Lisicky, an Iowa M.F.A. who’s held a number of tony fellowships and residencies (along the way collecting shimmery insider friendships for Gess to envy), has passed through America’s official creative writing gullet. He crafts prose like someone who workshops crafted prose for a living, which means he’s elegant, precise, and sensitive. (One highlight: an amazing passage after he breaks up with M., “My furnace. My doorway. My duty. My desert. My daystar.”) But page-by-page, Lisicky’s style relies less on extravagant language than on extravagant techne: a maximal use of complexity. Even putting aside all the echoes and tropes, his sentences contain unusually nuanced shades of thought and meaning, as when he says that a character looks like “she’s been places, if not literal places.” Or when chemo scrambles Denise’s brain until her stream of consciousness breaks apart, so that “each thought is another roll of the dice.” Or when he fights with M: “I feel myself moving away from him. I feel my body moving out through the open window, up through the trees … I am aware that my crying can probably be heard outside the window. I don’t know why I should be concerned about the sound of my crying out the window, but there it is.”

The tearless groom weeps now, as his relationship founders. The sound spills into the wider world, where the neighbors can hear and the noise stops belonging only to him. This is Lisicky revealing the loss that can follow a shattered boundary. M. is to Paul, who floats out the window moments before the crying does, as Paul is to his own tears. Losing M. is like losing himself.

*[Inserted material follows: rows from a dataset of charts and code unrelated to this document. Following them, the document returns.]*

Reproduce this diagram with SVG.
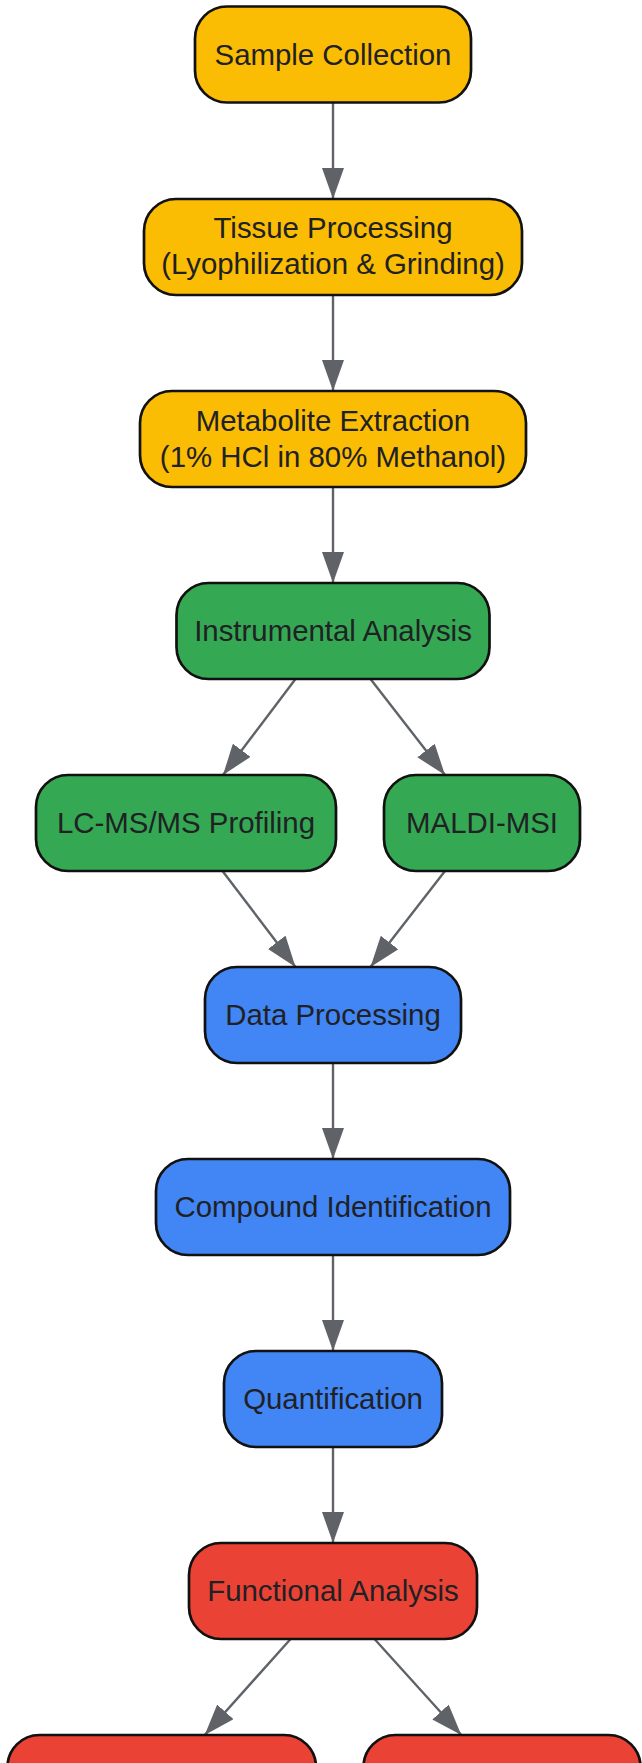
<svg xmlns="http://www.w3.org/2000/svg" width="642" height="1763" viewBox="0 0 642 1763">
<defs>
<style>
.n rect{stroke:#111;stroke-width:2.7}
.y rect{fill:#FBBC04}
.g rect{fill:#34A853}
.b rect{fill:#4285F4}
.r rect{fill:#EA4335}
text{font-family:"Liberation Sans",Arial,sans-serif;font-size:29.4px;fill:#202124;text-anchor:middle}
.e line{stroke:#5f6368;stroke-width:2.4;marker-end:url(#ah)}
</style>
<marker id="ah" markerUnits="userSpaceOnUse" markerWidth="31" markerHeight="22" refX="31" refY="11" orient="auto">
<path d="M0,0 L31,11 L0,22 z" fill="#5f6368"/>
</marker>
</defs>
<rect width="642" height="1763" fill="#fff"/>
<g id="edges" class="e">
<line x1="333" y1="102.5" x2="333" y2="199"/>
<line x1="333" y1="295" x2="333" y2="391"/>
<line x1="333" y1="487" x2="333" y2="583"/>
<line x1="295.5" y1="679" x2="223" y2="775"/>
<line x1="370.5" y1="679" x2="445" y2="775"/>
<line x1="222.5" y1="871" x2="295.5" y2="967"/>
<line x1="445" y1="871" x2="370.5" y2="967"/>
<line x1="333" y1="1063" x2="333" y2="1159"/>
<line x1="333" y1="1255" x2="333" y2="1351"/>
<line x1="333" y1="1447" x2="333" y2="1543"/>
<line x1="290.6" y1="1639" x2="204.7" y2="1735"/>
<line x1="374.5" y1="1639" x2="461.3" y2="1735"/>
</g>
<g id="sample" class="n y"><rect x="195" y="6.5" width="276" height="96" rx="32"/><text x="333" y="64.5">Sample Collection</text></g>
<g id="tissue" class="n y"><rect x="144" y="199" width="378" height="96" rx="32"/><text x="333" y="238">Tissue Processing</text><text x="333" y="274">(Lyophilization &amp; Grinding)</text></g>
<g id="extraction" class="n y"><rect x="140" y="391" width="386" height="96" rx="32"/><text x="333" y="430.5">Metabolite Extraction</text><text x="333" y="466.5">(1% HCl in 80% Methanol)</text></g>
<g id="instrumental" class="n g"><rect x="176.5" y="583" width="313" height="96" rx="32"/><text x="333" y="641">Instrumental Analysis</text></g>
<g id="lcms" class="n g"><rect x="36" y="775" width="300" height="96" rx="32"/><text x="186" y="833">LC-MS/MS Profiling</text></g>
<g id="maldi" class="n g"><rect x="384" y="775" width="196" height="96" rx="32"/><text x="482" y="833">MALDI-MSI</text></g>
<g id="data" class="n b"><rect x="205" y="967" width="256" height="96" rx="32"/><text x="333" y="1025">Data Processing</text></g>
<g id="compound" class="n b"><rect x="156" y="1159" width="354" height="96" rx="32"/><text x="333" y="1217">Compound Identification</text></g>
<g id="quant" class="n b"><rect x="224" y="1351" width="218" height="96" rx="32"/><text x="333" y="1409">Quantification</text></g>
<g id="functional" class="n r"><rect x="189" y="1543" width="288" height="96" rx="32"/><text x="333" y="1601">Functional Analysis</text></g>
<g id="out-left" class="n r"><rect x="7.5" y="1735" width="308.5" height="96" rx="32"/></g>
<g id="out-right" class="n r"><rect x="363.5" y="1735" width="277" height="96" rx="32"/></g>
</svg>
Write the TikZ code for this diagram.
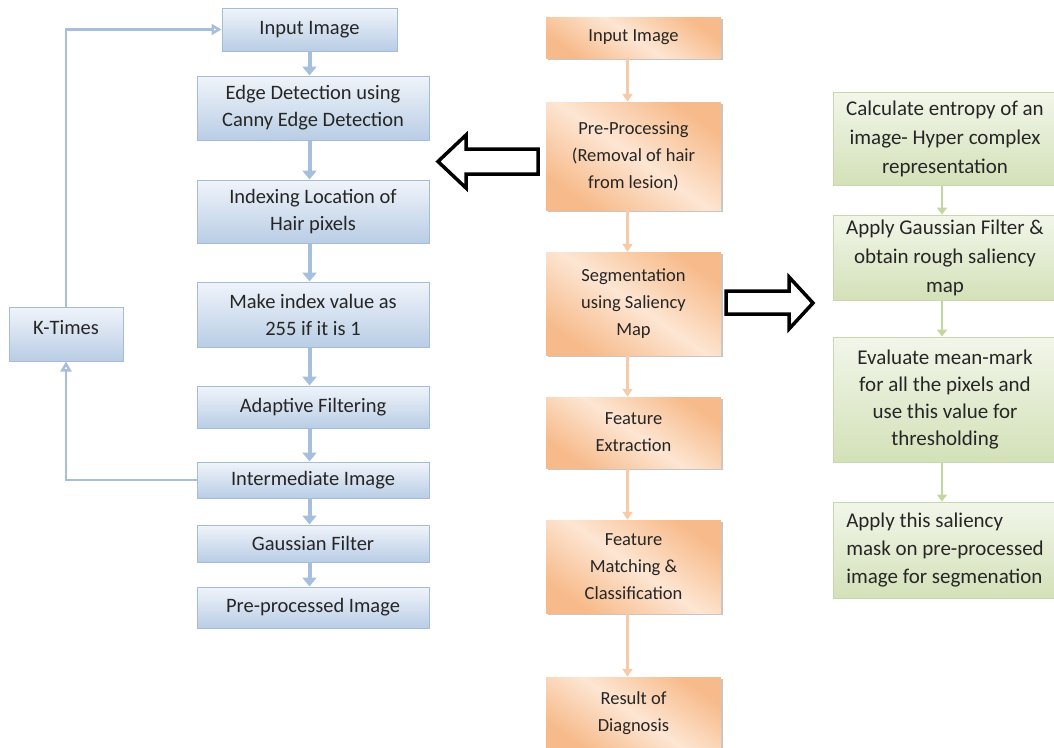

It’s fascinating—given how exquisitely worked and wrought this memoir is—when Lisicky takes a second to chafe at editors’ response to his unpublished novel. “The rejections are appreciative, respectful. They say the writing is beautiful—and yet? ‘Quiet’ is the word that’s most often used,” he reports. Quiet seems right. It reminds me that Internet writing has made us connoisseurs of a certain kind of voice-y, jumpy, take-no-prisoners prose. I found Lisicky’s style different, and delightful. What bothered me more was the way his permeable margins gave the book a sweat sheen of self-absorption, which is itself a predictably basic plaint about memoir. Yet when every natural disaster represents an aspect of your psyche, and characters exist to teach you truths about yourself, it’s hard to avoid. After pages of stirring, careful introspection, for example, Lisicky concludes with a line that’s meant to explode with revelation: “A thought leans into me like a shoulder I can’t see: my life would be larger if I could hold the dark side of Denise alongside the bright.” Yes but—Denise is dying, so is the size of his life really the point here?

Yet to suggest that Lisicky isn’t aware of, and torturing himself over, elegy’s competing impulses is to undersell the book’s wisdom. “Shapely paragraphs, consoling thoughts—no,” he chides himself at one point. “None of that belongs in this space.” At the same time, “I don’t want to be all over the place.” Might that be the hard-won realization of The Narrow Door? That discipline, the drawing of boundaries and the practice of techne, is as much a part of grief as loosening your hair to the wind? With my favorite line in the book, Lisicky fences a border instead of voiding it, and he conjures Denise’s craft instead of demonstrating his own. “That smile on her face!” he remembers, marveling at the memory of his friend. “A smile that could turn diamonds to black powder, which sounds more like her description than mine.”

The Narrow Door: A Memoir of Friendship by Paul Lisicky. Graywolf.